> Aim
Please write the listing below out again exactly, leaving every picture behind.

Extracted data entries:
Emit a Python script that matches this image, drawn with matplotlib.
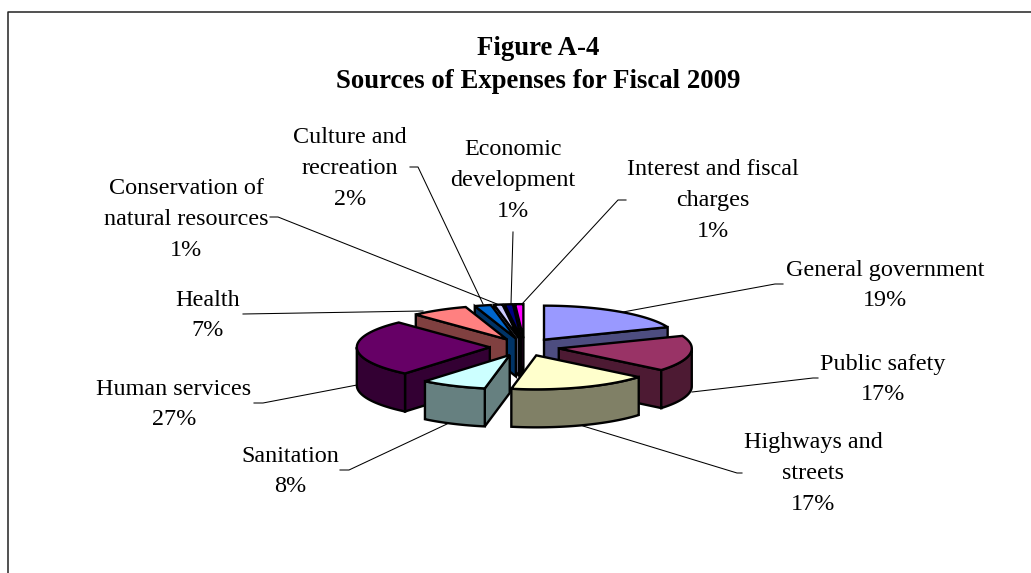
import numpy as np
import matplotlib
matplotlib.use("Agg")
import matplotlib.pyplot as plt
from matplotlib.patches import Polygon
from matplotlib.colors import to_rgb

plt.rcParams["font.family"] = ["Liberation Serif", "DejaVu Serif"]

names = ["General government", "Public safety", "Highways and\nstreets", "Sanitation",
         "Human services", "Health", "Culture and\nrecreation",
         "Conservation of\nnatural resources", "Economic\ndevelopment",
         "Interest and fiscal\ncharges"]
values = [19, 17, 17, 8, 27, 7, 2, 1, 1, 1]
colors = ["#9999FF", "#993366", "#FFFFCC", "#CCFFFF", "#660066",
          "#FF8080", "#0066CC", "#CCCCFF", "#000080", "#FF00FF"]

# label centres, in picture pixels
label_x = [885, 883, 813, 290, 174, 208, 350, 186, 513, 713]
label_y = [285.5, 379.5, 473.5, 471.5, 404.5, 315.5, 168.5, 219.5, 180.5, 200.5]

# leader lines, in picture pixels
leaders = [
    [(623, 312), (775, 284), (783, 284)],
    [(692, 392), (813, 378), (818, 378)],
    [(583, 426), (737, 473), (742, 473)],
    [(447, 424), (349, 470), (340, 470)],
    [(357, 385), (263, 403), (254, 403)],
    [(423, 311), (243, 314)],
    [(483, 304), (418, 167), (410, 167)],
    [(497, 304), (278, 217), (270, 217)],
    [(511, 304), (513, 232)],
    [(522, 304), (618, 200), (626, 200)],
]

CX, CY = 524.5, 347.0
RX, RY = 133, 34
EXPLODE = 34.7
DEPTH = 38

fig = plt.figure(figsize=(10.31, 5.73), dpi=100)
ax = fig.add_axes([0, 0, 1, 1])
ax.set_xlim(0, 1031)
ax.set_ylim(573, 0)
ax.axis("off")

# frame, cut off at the right and bottom like the original
ax.plot([8, 8, 1031], [573, 11.5, 11.5], color="#222222", lw=1.1)


def shade(c):
    return tuple(v * 0.5 for v in to_rgb(c))


def rim(a, b, apex):
    t = np.radians(np.linspace(a, b, 80))
    return np.column_stack([apex[0] + RX * np.sin(t), apex[1] - RY * np.cos(t)])


def draw_slice(a, b, col):
    mid = np.radians((a + b) / 2)
    apex = (CX + EXPLODE * np.sin(mid), CY - EXPLODE * RY / RX * np.cos(mid))
    kw = dict(edgecolor="black", lw=1.7, joinstyle="miter")
    down = np.array([0, DEPTH])
    pts = rim(a, b, apex)
    side = shade(col)
    # cut faces that look at the viewer
    if np.sin(np.radians(a)) < 0:
        q = [apex, pts[0], pts[0] + down, np.array(apex) + down]
        ax.add_patch(Polygon(q, facecolor=side, **kw))
    if np.sin(np.radians(b)) > 0:
        q = [apex, pts[-1], pts[-1] + down, np.array(apex) + down]
        ax.add_patch(Polygon(q, facecolor=side, **kw))
    # outer wall, front half only
    lo, hi = max(a, 90), min(b, 270)
    if lo < hi:
        wall = rim(lo, hi, apex)
        ax.add_patch(Polygon(np.vstack([wall, wall[::-1] + down]), facecolor=side, **kw))
    ax.add_patch(Polygon(np.vstack([[apex], pts]), facecolor=col, **kw))


edges = np.concatenate([[0], np.cumsum(values)]) * 360 / sum(values)
mids = (edges[:-1] + edges[1:]) / 2
for i in np.argsort(-np.cos(np.radians(mids))):
    draw_slice(edges[i], edges[i + 1], colors[i])

for line in leaders:
    xs, ys = zip(*line)
    ax.plot(xs, ys, color="black", lw=0.75, zorder=1)

for name, v, x, y in zip(names, values, label_x, label_y):
    ax.text(x, y, f"{name}\n{v}%", ha="center", va="center", fontsize=17.4,
            linespacing=1.6, color="black")

ax.text(538, 65, "Figure A-4\nSources of Expenses for Fiscal 2009", ha="center", va="center",
        fontsize=19.3, fontweight="bold", linespacing=1.45)

fig.savefig("out.png", dpi=100)
plt.close(fig)
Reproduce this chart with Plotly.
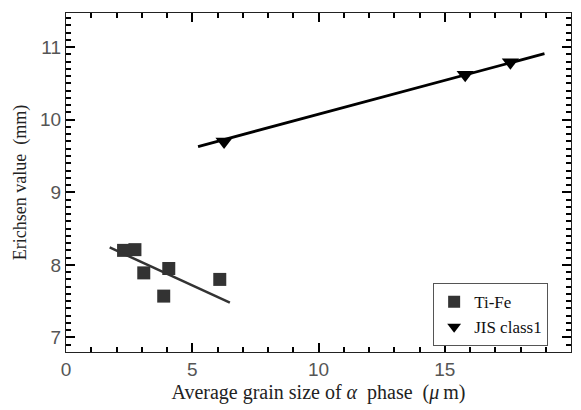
import plotly.graph_objects as go

# Data
tife_x = [2.28, 2.73, 3.08, 4.07, 3.87, 6.09]
tife_y = [8.20, 8.21, 7.89, 7.95, 7.57, 7.80]
tife_fit_x = [1.73, 6.49]
tife_fit_y = [8.24, 7.48]

jis_x = [6.26, 15.81, 17.6]
jis_y = [9.70, 10.62, 10.79]
jis_fit_x = [5.23, 18.95]
jis_fit_y = [9.63, 10.91]

x_ticks = [0, 5, 10, 15, 20]
y_ticks = [7, 8, 9, 10, 11]

fig = go.Figure()
fig.add_trace(go.Scatter(x=tife_x, y=tife_y, mode="markers", name="Ti-Fe",
                         marker=dict(symbol="square", size=13, color="#333333")))
fig.add_trace(go.Scatter(x=jis_x, y=jis_y, mode="markers", name="JIS class1",
                         marker=dict(symbol="triangle-down", size=15, color="#000000")))
fig.add_trace(go.Scatter(x=tife_fit_x, y=tife_fit_y, mode="lines",
                         line=dict(color="#333333", width=2.5), showlegend=False))
fig.add_trace(go.Scatter(x=jis_fit_x, y=jis_fit_y, mode="lines",
                         line=dict(color="#000000", width=2.8), showlegend=False))

axis_common = dict(showline=True, linecolor="#222222", linewidth=1.2, mirror="allticks",
                   ticks="inside", ticklen=9, tickwidth=2, tickcolor="black",
                   showgrid=False, zeroline=False, automargin=False)

fig.update_xaxes(range=[x_ticks[0], x_ticks[-1]], tickmode="linear",
                 tick0=x_ticks[0], dtick=x_ticks[1] - x_ticks[0],
                 minor=dict(ticks="inside", ticklen=5, tickwidth=1.5, dtick=1, tickcolor="black"),
                 title=dict(text="Average grain size of <i>α</i>\u00a0 phase\u00a0 (<i>μ</i>\u2009m)",
                            font=dict(family="Liberation Serif", size=20, color="#222222"),
                            standoff=6),
                 **axis_common)
fig.update_yaxes(range=[6.8, 11.47], tickmode="linear",
                 tick0=y_ticks[0], dtick=y_ticks[1] - y_ticks[0],
                 minor=dict(ticks="inside", ticklen=5, tickwidth=1.5, dtick=0.1, tickcolor="black"),
                 title=dict(text="Erichsen value\u00a0 (mm)",
                            font=dict(family="Liberation Serif", size=18, color="#222222"),
                            standoff=8),
                 **axis_common)

fig.update_layout(width=581, height=410,
                  margin=dict(l=66, r=10, t=13, b=58),
                  font=dict(family="Liberation Sans", size=19, color="#555555"),
                  paper_bgcolor="white", plot_bgcolor="white",
                  legend=dict(x=0.727, y=0.203, xanchor="left", yanchor="top",
                              bordercolor="#555555", borderwidth=1, bgcolor="white",
                              font=dict(family="Liberation Serif", size=17, color="#111111"),
                              itemsizing="constant", tracegroupgap=0))

fig.write_html("out.html", config={"displayModeBar": False},
               post_script="document.body.style.margin='0';document.body.style.overflow='hidden';")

> Solved problem
Emit a Python script that matches this image, drawn with matplotlib.
import numpy as np
import matplotlib
matplotlib.use("Agg")
import matplotlib.pyplot as plt
from matplotlib.patches import Polygon
from matplotlib.colors import to_rgb

plt.rcParams["font.family"] = ["Liberation Serif", "DejaVu Serif"]

names = ["General government", "Public safety", "Highways and\nstreets", "Sanitation",
         "Human services", "Health", "Culture and\nrecreation",
         "Conservation of\nnatural resources", "Economic\ndevelopment",
         "Interest and fiscal\ncharges"]
values = [19, 17, 17, 8, 27, 7, 2, 1, 1, 1]
colors = ["#9999FF", "#993366", "#FFFFCC", "#CCFFFF", "#660066",
          "#FF8080", "#0066CC", "#CCCCFF", "#000080", "#FF00FF"]

# label centres, in picture pixels
label_x = [885, 883, 813, 290, 174, 208, 350, 186, 513, 713]
label_y = [285.5, 379.5, 473.5, 471.5, 404.5, 315.5, 168.5, 219.5, 180.5, 200.5]

# leader lines, in picture pixels
leaders = [
    [(623, 312), (775, 284), (783, 284)],
    [(692, 392), (813, 378), (818, 378)],
    [(583, 426), (737, 473), (742, 473)],
    [(447, 424), (349, 470), (340, 470)],
    [(357, 385), (263, 403), (254, 403)],
    [(423, 311), (243, 314)],
    [(483, 304), (418, 167), (410, 167)],
    [(497, 304), (278, 217), (270, 217)],
    [(511, 304), (513, 232)],
    [(522, 304), (618, 200), (626, 200)],
]

CX, CY = 524.5, 347.0
RX, RY = 133, 34
EXPLODE = 34.7
DEPTH = 38

fig = plt.figure(figsize=(10.31, 5.73), dpi=100)
ax = fig.add_axes([0, 0, 1, 1])
ax.set_xlim(0, 1031)
ax.set_ylim(573, 0)
ax.axis("off")

# frame, cut off at the right and bottom like the original
ax.plot([8, 8, 1031], [573, 11.5, 11.5], color="#222222", lw=1.1)


def shade(c):
    return tuple(v * 0.5 for v in to_rgb(c))


def rim(a, b, apex):
    t = np.radians(np.linspace(a, b, 80))
    return np.column_stack([apex[0] + RX * np.sin(t), apex[1] - RY * np.cos(t)])


def draw_slice(a, b, col):
    mid = np.radians((a + b) / 2)
    apex = (CX + EXPLODE * np.sin(mid), CY - EXPLODE * RY / RX * np.cos(mid))
    kw = dict(edgecolor="black", lw=1.7, joinstyle="miter")
    down = np.array([0, DEPTH])
    pts = rim(a, b, apex)
    side = shade(col)
    # cut faces that look at the viewer
    if np.sin(np.radians(a)) < 0:
        q = [apex, pts[0], pts[0] + down, np.array(apex) + down]
        ax.add_patch(Polygon(q, facecolor=side, **kw))
    if np.sin(np.radians(b)) > 0:
        q = [apex, pts[-1], pts[-1] + down, np.array(apex) + down]
        ax.add_patch(Polygon(q, facecolor=side, **kw))
    # outer wall, front half only
    lo, hi = max(a, 90), min(b, 270)
    if lo < hi:
        wall = rim(lo, hi, apex)
        ax.add_patch(Polygon(np.vstack([wall, wall[::-1] + down]), facecolor=side, **kw))
    ax.add_patch(Polygon(np.vstack([[apex], pts]), facecolor=col, **kw))


edges = np.concatenate([[0], np.cumsum(values)]) * 360 / sum(values)
mids = (edges[:-1] + edges[1:]) / 2
for i in np.argsort(-np.cos(np.radians(mids))):
    draw_slice(edges[i], edges[i + 1], colors[i])

for line in leaders:
    xs, ys = zip(*line)
    ax.plot(xs, ys, color="black", lw=0.75, zorder=1)

for name, v, x, y in zip(names, values, label_x, label_y):
    ax.text(x, y, f"{name}\n{v}%", ha="center", va="center", fontsize=17.4,
            linespacing=1.6, color="black")

ax.text(538, 65, "Figure A-4\nSources of Expenses for Fiscal 2009", ha="center", va="center",
        fontsize=19.3, fontweight="bold", linespacing=1.45)

fig.savefig("out.png", dpi=100)
plt.close(fig)
Reproduce this chart with Plotly.
import plotly.graph_objects as go

# Data
tife_x = [2.28, 2.73, 3.08, 4.07, 3.87, 6.09]
tife_y = [8.20, 8.21, 7.89, 7.95, 7.57, 7.80]
tife_fit_x = [1.73, 6.49]
tife_fit_y = [8.24, 7.48]

jis_x = [6.26, 15.81, 17.6]
jis_y = [9.70, 10.62, 10.79]
jis_fit_x = [5.23, 18.95]
jis_fit_y = [9.63, 10.91]

x_ticks = [0, 5, 10, 15, 20]
y_ticks = [7, 8, 9, 10, 11]

fig = go.Figure()
fig.add_trace(go.Scatter(x=tife_x, y=tife_y, mode="markers", name="Ti-Fe",
                         marker=dict(symbol="square", size=13, color="#333333")))
fig.add_trace(go.Scatter(x=jis_x, y=jis_y, mode="markers", name="JIS class1",
                         marker=dict(symbol="triangle-down", size=15, color="#000000")))
fig.add_trace(go.Scatter(x=tife_fit_x, y=tife_fit_y, mode="lines",
                         line=dict(color="#333333", width=2.5), showlegend=False))
fig.add_trace(go.Scatter(x=jis_fit_x, y=jis_fit_y, mode="lines",
                         line=dict(color="#000000", width=2.8), showlegend=False))

axis_common = dict(showline=True, linecolor="#222222", linewidth=1.2, mirror="allticks",
                   ticks="inside", ticklen=9, tickwidth=2, tickcolor="black",
                   showgrid=False, zeroline=False, automargin=False)

fig.update_xaxes(range=[x_ticks[0], x_ticks[-1]], tickmode="linear",
                 tick0=x_ticks[0], dtick=x_ticks[1] - x_ticks[0],
                 minor=dict(ticks="inside", ticklen=5, tickwidth=1.5, dtick=1, tickcolor="black"),
                 title=dict(text="Average grain size of <i>α</i>\u00a0 phase\u00a0 (<i>μ</i>\u2009m)",
                            font=dict(family="Liberation Serif", size=20, color="#222222"),
                            standoff=6),
                 **axis_common)
fig.update_yaxes(range=[6.8, 11.47], tickmode="linear",
                 tick0=y_ticks[0], dtick=y_ticks[1] - y_ticks[0],
                 minor=dict(ticks="inside", ticklen=5, tickwidth=1.5, dtick=0.1, tickcolor="black"),
                 title=dict(text="Erichsen value\u00a0 (mm)",
                            font=dict(family="Liberation Serif", size=18, color="#222222"),
                            standoff=8),
                 **axis_common)

fig.update_layout(width=581, height=410,
                  margin=dict(l=66, r=10, t=13, b=58),
                  font=dict(family="Liberation Sans", size=19, color="#555555"),
                  paper_bgcolor="white", plot_bgcolor="white",
                  legend=dict(x=0.727, y=0.203, xanchor="left", yanchor="top",
                              bordercolor="#555555", borderwidth=1, bgcolor="white",
                              font=dict(family="Liberation Serif", size=17, color="#111111"),
                              itemsizing="constant", tracegroupgap=0))

fig.write_html("out.html", config={"displayModeBar": False},
               post_script="document.body.style.margin='0';document.body.style.overflow='hidden';")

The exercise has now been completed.